By Ada Brownell
When I was a kid, the Denver & Rio Grande Western Railroad’s main line lay between me and school. No crossing arms barred me from danger--just noisy clanging and big red eyeballs flashing. Then every hoof of the massive engine’s horsepower pounded by.
I hated trains. Somebody told me if you stand too close, you’ll be sucked under.
Then I grew up. An agent-telegrapher chose me for his wife and I made friends with the monsters. Les’s job caused us to roam Colorado like the trains, and we moved 12 times the first three years of our marriage. But it was an adventure.
We lived in a log cabin at Pando, on top of Colorado’s Tennessee Pass across the highway from Camp Hale. One soldier jumped off the train with his duffle bag and checked out the place.
“Mountains this way. Mountains that way. Mountains over there and over here. The only way out of this place is up!”
When we moved to Minturn, our house rested in a mountain’s niche above the depot. Les worked evenings, so near suppertime I grabbed a sled, hiked up the canyon, slid all the way to the depot and delivered his meal.
In Malta, a smelter town near Leadville, Colo., a boxcar with a “lean-to” became our home. Relatives visited overnight and after lights were out, my little niece shakily asked, “Is a train going to take us away?”
In Avon, Colo., we lived in the depot next to the tracks. Often the click of the telegraph “bug” echoed into our living room carrying a message in dots and dashes. I knew trains probably approached from the East and West on the one set of tracks. Les quickly transcribed the Morse message, tied it in twine, attached it to a long Y stick, and ran outside.
A few minutes later, a massive monster clothed in the gold and black Rio Grande cape streaked toward the depot. Les stood beside the tracks, his clothes flapping in the breeze as he extended the Y stick.
The engineer leaned out, stuck his arm through the loop of twine, read the message and pulled the train into the next siding.
Finally, we bought a beautiful mobile home. A 40-foot canvas awning covered our patio.
We were not far from the tracks and one day sparks from a “hot box”, a boxcar with a stuck wheel, ignited a nearby trestle bridge. Sparks from the fire burned a hole in our awning, but more serious, train traffic stopped until the trestle was rebuilt.
Our mobile house ended up in two-mile-high Leadville and winter snows showed no mercy. Before Les left for a temporary job in Texas creek, he said, “Leave the bathtub water running to prevent freezing.”

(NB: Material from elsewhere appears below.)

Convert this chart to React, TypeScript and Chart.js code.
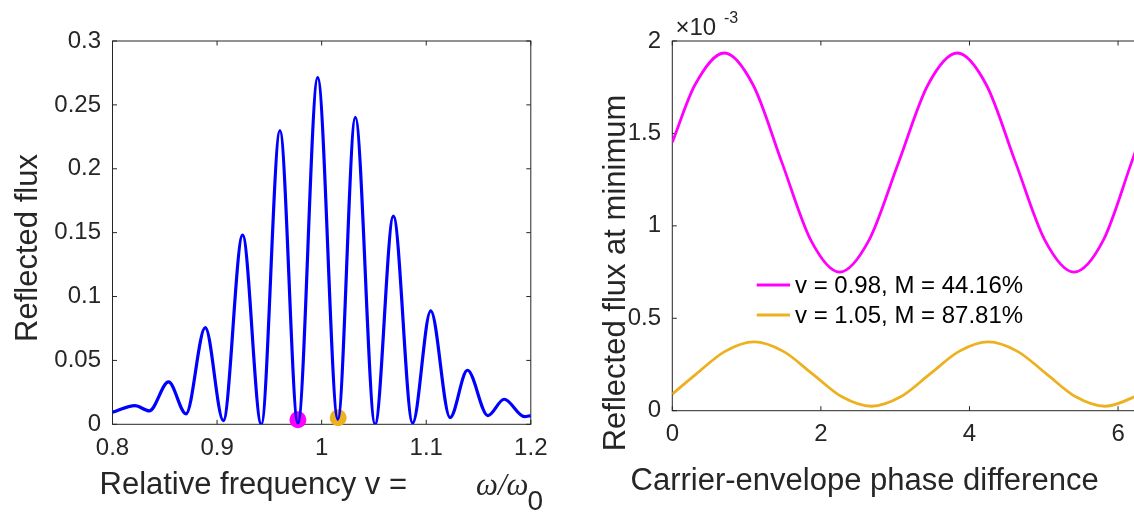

One frosty night, I took a relaxing bath. I was tucked in bed when my mother-in-law, who lived with us, flushed the toilet. I woke to a sucking sound and remembered I turned the water off.
Fearing broken pipes, I threw my fake-fur coat over my nightie, pulled on snow boots, grabbed a fusee-torch, matches, a broom and ventured into the darkness.
I swept a path, then a tunnel through the deep snow and crawled to the pipes.
Bummer! I got the matches wet!
I backed out and headed for the door. My bare hand stuck to the frosty knob. When I got my hand free, the door wouldn’t open. The deep snow on the roof was melting, dribbled down, and the door froze shut.
I rang the doorbell and prayed. My mother-in-law pushed and I pulled until with a crunch the door opened.
Next time, I dressed warmly, left the door open a crack, kept my matches dry and succeeded in my mission. The next day, I discovered the temperature dipped to 30 degrees below zero.
Soon Centralized Traffic Control closed many depots. Teletype and later, computers, nudged telegraph into history.
But still the monsters crawl over our nation, bringing food, fuel and merchandise. I hope the handsome monsters never become extinct.